Escribió durante varios años en la revista «Proel», en la que
fue fundador de un movimiento lírico de sesgo realista que terminó
por conocerse como poesía social, género que siempre consideró
necesario para transformar el mundo, aunque, como decía en su
archipremiado libro, «yo ya no sé llorar, yo ya no lloro, ni
siquiera cuando recuerdo lo que aún me queda por llorar».
Su obra, en la que se observa el exacto conocimiento y valor de
cada palabra, incluye títulos tan esenciales como «Tierra sin
nosotros», «Alegría», «Con las piedras, con el viento», «Quinta del
42», «Estatuas yacentes», «Cuanto sé de mí», «Libro de
alucinaciones», monumentos literarios que tuvieron como fragua un
ruidoso bar madrileño cercano a su casa donde no perdonaba robar
alguna calada a sus pitillos, y tomarse una copita de chinchón.
Angelines Torres, su viuda, señaló que murió «muy relajado y muy
tranquilo» y que «parecía que presentía» que se acercaba el final.
Los Reyes y el Príncipe, de cuyas manos recibió varios premios,
enviaron sendos telegramas.

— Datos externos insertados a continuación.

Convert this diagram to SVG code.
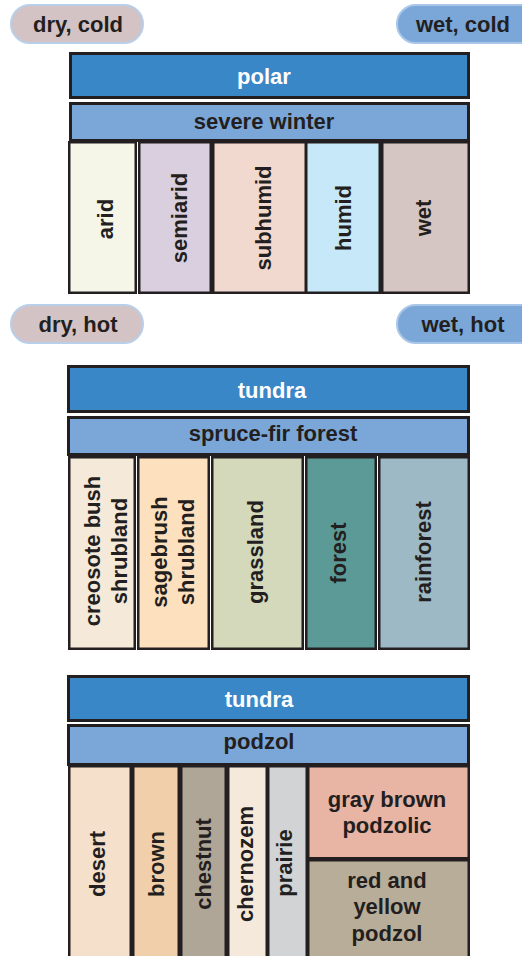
<svg xmlns="http://www.w3.org/2000/svg" width="522" height="956" viewBox="0 0 522 956">
<style>
text{font-family:"Liberation Sans",Arial,sans-serif;font-weight:bold;font-size:22px;fill:#231f20;text-anchor:middle}
.w{fill:#ffffff}
.bar{fill:#3a87c8;stroke:#231f20;stroke-width:3}
.sub{fill:#7aa7d8;stroke:#231f20;stroke-width:3}
.col{stroke:#231f20;stroke-width:2.5}
.pd{fill:#d3c3c4;stroke:#b7cfea;stroke-width:2}
.pw{fill:#7aa7d8;stroke:#a9c6e9;stroke-width:2}
</style>
<rect width="522" height="956" fill="#ffffff"/>
<g id="pill-dry-cold"><rect class="pd" x="11" y="5" width="132" height="38" rx="19"/><text x="78" y="32">dry, cold</text></g>
<g id="pill-wet-cold"><rect class="pw" x="397" y="5" width="145" height="38" rx="19"/><text x="463" y="32">wet, cold</text></g>
<g id="pill-dry-hot"><rect class="pd" x="11" y="305" width="132" height="38" rx="19"/><text x="78" y="332">dry, hot</text></g>
<g id="pill-wet-hot"><rect class="pw" x="397" y="305" width="145" height="38" rx="19"/><text x="463" y="332">wet, hot</text></g>

<g id="polar"><rect class="bar" x="70.5" y="53.5" width="398" height="44"/><text class="w" x="264" y="84">polar</text></g>
<g id="severe-winter"><rect class="sub" x="70.5" y="103.5" width="398" height="37"/><text x="264" y="129">severe winter</text></g>
<g id="arid"><rect class="col" fill="#f5f6e8" x="69.25" y="142.25" width="66.5" height="150.5"/><text transform="translate(113,219) rotate(-90)">arid</text></g>
<g id="semiarid"><rect class="col" fill="#d9cfde" x="139.25" y="142.25" width="71.5" height="150.5"/><text transform="translate(187,218) rotate(-90)">semiarid</text></g>
<g id="subhumid"><rect class="col" fill="#f2d9cf" x="213.25" y="142.25" width="92.5" height="150.5"/><text transform="translate(271,218) rotate(-90)">subhumid</text></g>
<g id="humid"><rect class="col" fill="#c7e8f8" x="306.25" y="142.25" width="73.5" height="150.5"/><text transform="translate(351,218) rotate(-90)">humid</text></g>
<g id="wet"><rect class="col" fill="#d6c6c3" x="382.25" y="142.25" width="86.5" height="150.5"/><text transform="translate(431,218) rotate(-90)">wet</text></g>

<g id="tundra-1"><rect class="bar" x="68.5" y="366.5" width="400" height="45"/><text class="w" x="272" y="398">tundra</text></g>
<g id="spruce-fir"><rect class="sub" x="68.5" y="417.5" width="400" height="37"/><text x="273" y="441">spruce-fir forest</text></g>
<g id="creosote"><rect class="col" fill="#f5e9da" x="69.25" y="457.25" width="65.5" height="191.5"/><text transform="translate(100,551) rotate(-90)">creosote bush</text><text transform="translate(127,551) rotate(-90)">shrubland</text></g>
<g id="sagebrush"><rect class="col" fill="#fde0bd" x="138.25" y="457.25" width="70.5" height="191.5"/><text transform="translate(167,552) rotate(-90)">sagebrush</text><text transform="translate(194,552) rotate(-90)">shrubland</text></g>
<g id="grassland"><rect class="col" fill="#d4d9bb" x="212.25" y="457.25" width="90.5" height="191.5"/><text transform="translate(263,552) rotate(-90)">grassland</text></g>
<g id="forest"><rect class="col" fill="#5b9a96" x="306.25" y="457.25" width="69.5" height="191.5"/><text transform="translate(346,553) rotate(-90)">forest</text></g>
<g id="rainforest"><rect class="col" fill="#9db9c5" x="379.25" y="457.25" width="89.5" height="191.5"/><text transform="translate(431,552) rotate(-90)">rainforest</text></g>

<g id="tundra-2"><rect class="bar" x="68.5" y="676.5" width="400" height="44"/><text class="w" x="259" y="707">tundra</text></g>
<g id="podzol"><rect class="sub" x="68.5" y="725.5" width="400" height="39"/><text x="259" y="749">podzol</text></g>
<g id="desert"><rect class="col" fill="#f5e0cb" x="69.25" y="766.25" width="61.5" height="195"/><text transform="translate(105,864) rotate(-90)">desert</text></g>
<g id="brown"><rect class="col" fill="#f2cfab" x="133.25" y="766.25" width="45.5" height="195"/><text transform="translate(164,864) rotate(-90)">brown</text></g>
<g id="chestnut"><rect class="col" fill="#b0a698" x="181.25" y="766.25" width="44.5" height="195"/><text transform="translate(211,864) rotate(-90)">chestnut</text></g>
<g id="chernozem"><rect class="col" fill="#f5e9dc" x="228.25" y="766.25" width="38.5" height="195"/><text transform="translate(253,864) rotate(-90)">chernozem</text></g>
<g id="prairie"><rect class="col" fill="#d1d3d4" x="268.25" y="766.25" width="38.5" height="195"/><text transform="translate(292,863) rotate(-90)">prairie</text></g>
<g id="gray-brown-podzolic"><rect class="col" fill="#e8b4a4" x="308.25" y="766.25" width="160.5" height="92"/><text x="387" y="807">gray brown</text><text x="387" y="833">podzolic</text></g>
<g id="red-yellow-podzol"><rect class="col" fill="#b8ad98" x="308.25" y="860.25" width="160.5" height="101"/><text x="387" y="888">red and</text><text x="387" y="914">yellow</text><text x="387" y="941">podzol</text></g>
<g id="connectors"></g>
</svg>
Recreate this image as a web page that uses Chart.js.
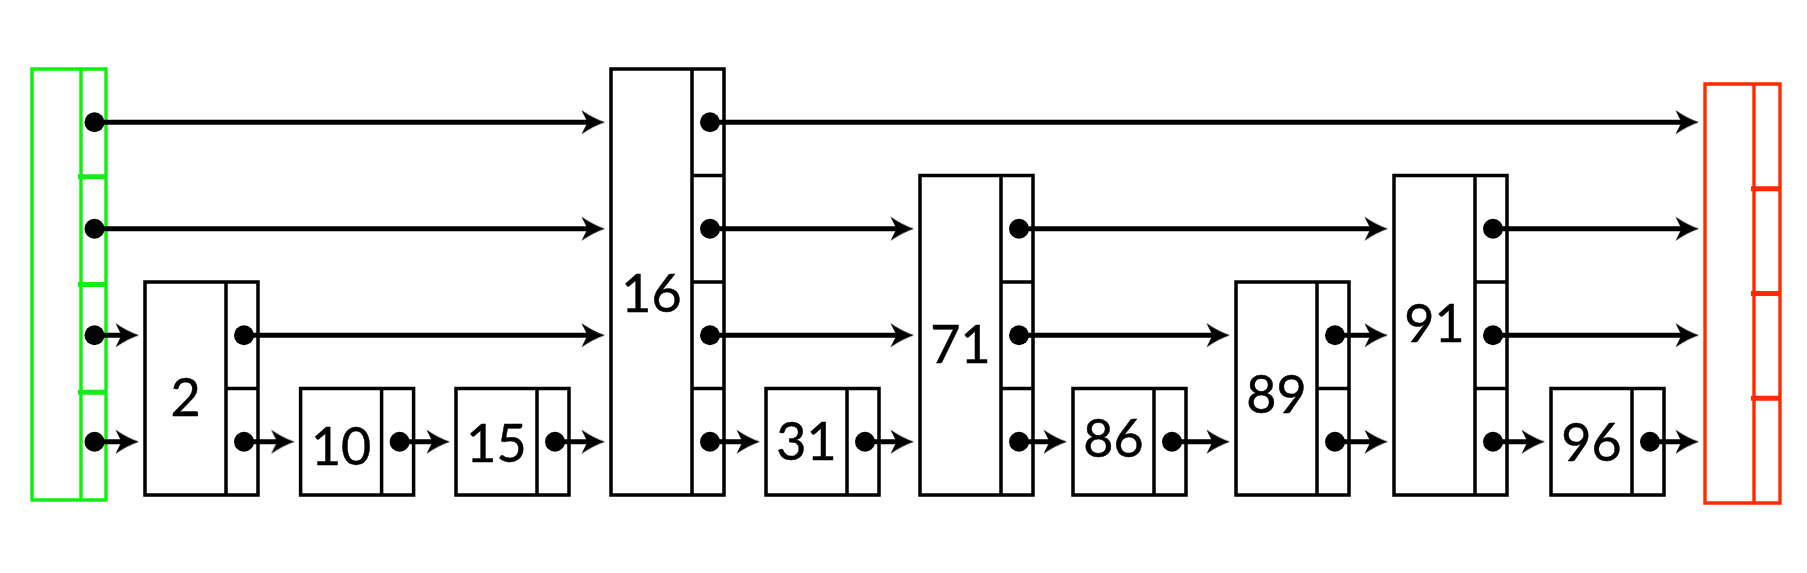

Los Monarcas recuerdan su admiración
por la valía de Hierro como hombre y poeta y don Felipe se mostró
«profundamente apenado». Carlos Marzal, último Premio Nacional de
Poesía, comentó que «todos saben que era uno de los grandes poetas
de la posguerra, pero además era una persona fantástica, de una
vitalidad extraordinaria y un ejemplo en casi todo». Otro
compañero, Francisco Brines, le calificó de «un gran poeta que ha
vivido intensamente la vida como ha querido» y destacó su «enorme
generosidad, su amor a los demás y su humildad».